### Problem
Output the full listing below exactly as it reads, and skip anything that is a picture.

### Available data
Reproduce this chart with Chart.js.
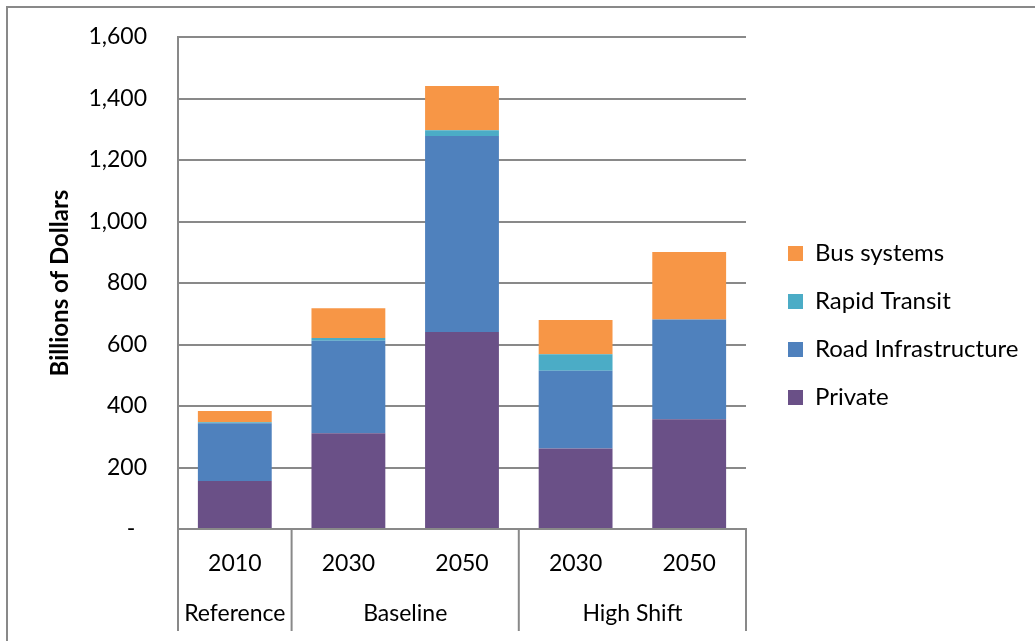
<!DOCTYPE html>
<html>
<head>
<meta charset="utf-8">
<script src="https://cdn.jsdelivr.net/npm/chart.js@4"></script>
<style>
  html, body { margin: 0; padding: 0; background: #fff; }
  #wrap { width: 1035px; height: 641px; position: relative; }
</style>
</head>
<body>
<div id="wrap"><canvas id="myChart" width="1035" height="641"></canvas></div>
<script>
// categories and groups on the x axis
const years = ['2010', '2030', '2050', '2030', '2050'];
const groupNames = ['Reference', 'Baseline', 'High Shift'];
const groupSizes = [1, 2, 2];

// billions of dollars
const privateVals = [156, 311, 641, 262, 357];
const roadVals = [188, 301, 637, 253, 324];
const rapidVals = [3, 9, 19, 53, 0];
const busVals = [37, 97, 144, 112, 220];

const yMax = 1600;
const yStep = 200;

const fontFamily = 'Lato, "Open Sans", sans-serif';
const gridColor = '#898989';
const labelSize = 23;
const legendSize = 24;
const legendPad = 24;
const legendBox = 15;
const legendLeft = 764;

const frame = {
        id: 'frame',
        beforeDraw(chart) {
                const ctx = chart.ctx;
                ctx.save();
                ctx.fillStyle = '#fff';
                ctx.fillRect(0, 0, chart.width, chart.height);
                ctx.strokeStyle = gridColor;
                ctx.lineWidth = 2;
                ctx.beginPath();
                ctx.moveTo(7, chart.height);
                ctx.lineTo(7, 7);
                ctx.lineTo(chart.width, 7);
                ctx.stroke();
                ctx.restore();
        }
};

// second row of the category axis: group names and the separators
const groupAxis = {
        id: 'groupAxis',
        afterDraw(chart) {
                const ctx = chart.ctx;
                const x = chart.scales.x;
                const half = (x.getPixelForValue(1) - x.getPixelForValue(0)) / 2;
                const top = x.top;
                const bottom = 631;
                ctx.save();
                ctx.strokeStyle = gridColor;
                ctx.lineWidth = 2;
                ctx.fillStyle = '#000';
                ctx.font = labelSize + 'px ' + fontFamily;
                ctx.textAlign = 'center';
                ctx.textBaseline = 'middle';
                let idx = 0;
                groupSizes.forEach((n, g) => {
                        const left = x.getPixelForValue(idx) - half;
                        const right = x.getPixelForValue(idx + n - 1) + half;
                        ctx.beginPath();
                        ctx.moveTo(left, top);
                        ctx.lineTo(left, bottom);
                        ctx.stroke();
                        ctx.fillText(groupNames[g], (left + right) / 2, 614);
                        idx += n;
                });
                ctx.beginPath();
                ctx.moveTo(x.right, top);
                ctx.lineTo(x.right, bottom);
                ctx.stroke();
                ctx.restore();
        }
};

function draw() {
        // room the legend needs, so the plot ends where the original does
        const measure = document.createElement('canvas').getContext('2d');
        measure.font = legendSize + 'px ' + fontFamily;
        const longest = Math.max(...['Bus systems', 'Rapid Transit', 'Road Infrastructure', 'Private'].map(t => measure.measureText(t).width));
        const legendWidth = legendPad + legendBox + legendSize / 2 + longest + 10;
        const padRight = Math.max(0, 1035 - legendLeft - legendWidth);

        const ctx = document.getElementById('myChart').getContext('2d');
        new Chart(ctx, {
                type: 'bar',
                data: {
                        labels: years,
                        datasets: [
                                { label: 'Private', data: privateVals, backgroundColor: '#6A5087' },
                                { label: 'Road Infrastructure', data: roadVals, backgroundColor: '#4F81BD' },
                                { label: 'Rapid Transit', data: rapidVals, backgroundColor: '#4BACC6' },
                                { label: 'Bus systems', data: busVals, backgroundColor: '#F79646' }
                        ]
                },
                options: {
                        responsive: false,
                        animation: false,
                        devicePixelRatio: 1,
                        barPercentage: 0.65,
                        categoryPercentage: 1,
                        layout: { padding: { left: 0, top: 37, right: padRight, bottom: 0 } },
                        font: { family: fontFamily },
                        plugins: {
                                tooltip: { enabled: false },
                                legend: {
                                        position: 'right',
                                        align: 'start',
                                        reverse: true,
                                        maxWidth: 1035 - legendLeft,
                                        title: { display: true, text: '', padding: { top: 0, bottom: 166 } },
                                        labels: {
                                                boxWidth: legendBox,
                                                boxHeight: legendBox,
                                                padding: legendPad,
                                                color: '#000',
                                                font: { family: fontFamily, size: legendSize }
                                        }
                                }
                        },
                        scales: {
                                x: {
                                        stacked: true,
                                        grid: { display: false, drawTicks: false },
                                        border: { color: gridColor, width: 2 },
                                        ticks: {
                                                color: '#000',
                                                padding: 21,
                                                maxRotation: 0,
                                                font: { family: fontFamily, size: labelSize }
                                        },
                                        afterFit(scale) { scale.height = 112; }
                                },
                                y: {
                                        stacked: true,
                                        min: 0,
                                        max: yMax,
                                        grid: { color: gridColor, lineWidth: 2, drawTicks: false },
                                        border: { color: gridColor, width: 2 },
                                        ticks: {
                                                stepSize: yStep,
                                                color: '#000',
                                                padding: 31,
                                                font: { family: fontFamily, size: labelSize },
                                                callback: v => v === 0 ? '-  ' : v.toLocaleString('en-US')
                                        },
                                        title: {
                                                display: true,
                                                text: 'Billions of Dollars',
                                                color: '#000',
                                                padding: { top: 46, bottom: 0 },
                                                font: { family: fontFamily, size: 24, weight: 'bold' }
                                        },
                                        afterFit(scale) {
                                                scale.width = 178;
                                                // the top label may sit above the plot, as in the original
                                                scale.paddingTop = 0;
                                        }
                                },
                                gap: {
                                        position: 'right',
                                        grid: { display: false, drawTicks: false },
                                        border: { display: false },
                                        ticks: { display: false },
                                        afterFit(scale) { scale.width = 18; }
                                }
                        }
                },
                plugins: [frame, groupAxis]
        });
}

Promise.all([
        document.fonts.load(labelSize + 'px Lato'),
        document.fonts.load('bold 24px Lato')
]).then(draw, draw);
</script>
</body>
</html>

### Complete response
Reproduce this chart with Chart.js.
<!DOCTYPE html>
<html>
<head>
<meta charset="utf-8">
<script src="https://cdn.jsdelivr.net/npm/chart.js@4"></script>
<style>
  html, body { margin: 0; padding: 0; background: #fff; }
  #wrap { width: 1035px; height: 641px; position: relative; }
</style>
</head>
<body>
<div id="wrap"><canvas id="myChart" width="1035" height="641"></canvas></div>
<script>
// categories and groups on the x axis
const years = ['2010', '2030', '2050', '2030', '2050'];
const groupNames = ['Reference', 'Baseline', 'High Shift'];
const groupSizes = [1, 2, 2];

// billions of dollars
const privateVals = [156, 311, 641, 262, 357];
const roadVals = [188, 301, 637, 253, 324];
const rapidVals = [3, 9, 19, 53, 0];
const busVals = [37, 97, 144, 112, 220];

const yMax = 1600;
const yStep = 200;

const fontFamily = 'Lato, "Open Sans", sans-serif';
const gridColor = '#898989';
const labelSize = 23;
const legendSize = 24;
const legendPad = 24;
const legendBox = 15;
const legendLeft = 764;

const frame = {
        id: 'frame',
        beforeDraw(chart) {
                const ctx = chart.ctx;
                ctx.save();
                ctx.fillStyle = '#fff';
                ctx.fillRect(0, 0, chart.width, chart.height);
                ctx.strokeStyle = gridColor;
                ctx.lineWidth = 2;
                ctx.beginPath();
                ctx.moveTo(7, chart.height);
                ctx.lineTo(7, 7);
                ctx.lineTo(chart.width, 7);
                ctx.stroke();
                ctx.restore();
        }
};

// second row of the category axis: group names and the separators
const groupAxis = {
        id: 'groupAxis',
        afterDraw(chart) {
                const ctx = chart.ctx;
                const x = chart.scales.x;
                const half = (x.getPixelForValue(1) - x.getPixelForValue(0)) / 2;
                const top = x.top;
                const bottom = 631;
                ctx.save();
                ctx.strokeStyle = gridColor;
                ctx.lineWidth = 2;
                ctx.fillStyle = '#000';
                ctx.font = labelSize + 'px ' + fontFamily;
                ctx.textAlign = 'center';
                ctx.textBaseline = 'middle';
                let idx = 0;
                groupSizes.forEach((n, g) => {
                        const left = x.getPixelForValue(idx) - half;
                        const right = x.getPixelForValue(idx + n - 1) + half;
                        ctx.beginPath();
                        ctx.moveTo(left, top);
                        ctx.lineTo(left, bottom);
                        ctx.stroke();
                        ctx.fillText(groupNames[g], (left + right) / 2, 614);
                        idx += n;
                });
                ctx.beginPath();
                ctx.moveTo(x.right, top);
                ctx.lineTo(x.right, bottom);
                ctx.stroke();
                ctx.restore();
        }
};

function draw() {
        // room the legend needs, so the plot ends where the original does
        const measure = document.createElement('canvas').getContext('2d');
        measure.font = legendSize + 'px ' + fontFamily;
        const longest = Math.max(...['Bus systems', 'Rapid Transit', 'Road Infrastructure', 'Private'].map(t => measure.measureText(t).width));
        const legendWidth = legendPad + legendBox + legendSize / 2 + longest + 10;
        const padRight = Math.max(0, 1035 - legendLeft - legendWidth);

        const ctx = document.getElementById('myChart').getContext('2d');
        new Chart(ctx, {
                type: 'bar',
                data: {
                        labels: years,
                        datasets: [
                                { label: 'Private', data: privateVals, backgroundColor: '#6A5087' },
                                { label: 'Road Infrastructure', data: roadVals, backgroundColor: '#4F81BD' },
                                { label: 'Rapid Transit', data: rapidVals, backgroundColor: '#4BACC6' },
                                { label: 'Bus systems', data: busVals, backgroundColor: '#F79646' }
                        ]
                },
                options: {
                        responsive: false,
                        animation: false,
                        devicePixelRatio: 1,
                        barPercentage: 0.65,
                        categoryPercentage: 1,
                        layout: { padding: { left: 0, top: 37, right: padRight, bottom: 0 } },
                        font: { family: fontFamily },
                        plugins: {
                                tooltip: { enabled: false },
                                legend: {
                                        position: 'right',
                                        align: 'start',
                                        reverse: true,
                                        maxWidth: 1035 - legendLeft,
                                        title: { display: true, text: '', padding: { top: 0, bottom: 166 } },
                                        labels: {
                                                boxWidth: legendBox,
                                                boxHeight: legendBox,
                                                padding: legendPad,
                                                color: '#000',
                                                font: { family: fontFamily, size: legendSize }
                                        }
                                }
                        },
                        scales: {
                                x: {
                                        stacked: true,
                                        grid: { display: false, drawTicks: false },
                                        border: { color: gridColor, width: 2 },
                                        ticks: {
                                                color: '#000',
                                                padding: 21,
                                                maxRotation: 0,
                                                font: { family: fontFamily, size: labelSize }
                                        },
                                        afterFit(scale) { scale.height = 112; }
                                },
                                y: {
                                        stacked: true,
                                        min: 0,
                                        max: yMax,
                                        grid: { color: gridColor, lineWidth: 2, drawTicks: false },
                                        border: { color: gridColor, width: 2 },
                                        ticks: {
                                                stepSize: yStep,
                                                color: '#000',
                                                padding: 31,
                                                font: { family: fontFamily, size: labelSize },
                                                callback: v => v === 0 ? '-  ' : v.toLocaleString('en-US')
                                        },
                                        title: {
                                                display: true,
                                                text: 'Billions of Dollars',
                                                color: '#000',
                                                padding: { top: 46, bottom: 0 },
                                                font: { family: fontFamily, size: 24, weight: 'bold' }
                                        },
                                        afterFit(scale) {
                                                scale.width = 178;
                                                // the top label may sit above the plot, as in the original
                                                scale.paddingTop = 0;
                                        }
                                },
                                gap: {
                                        position: 'right',
                                        grid: { display: false, drawTicks: false },
                                        border: { display: false },
                                        ticks: { display: false },
                                        afterFit(scale) { scale.width = 18; }
                                }
                        }
                },
                plugins: [frame, groupAxis]
        });
}

Promise.all([
        document.fonts.load(labelSize + 'px Lato'),
        document.fonts.load('bold 24px Lato')
]).then(draw, draw);
</script>
</body>
</html>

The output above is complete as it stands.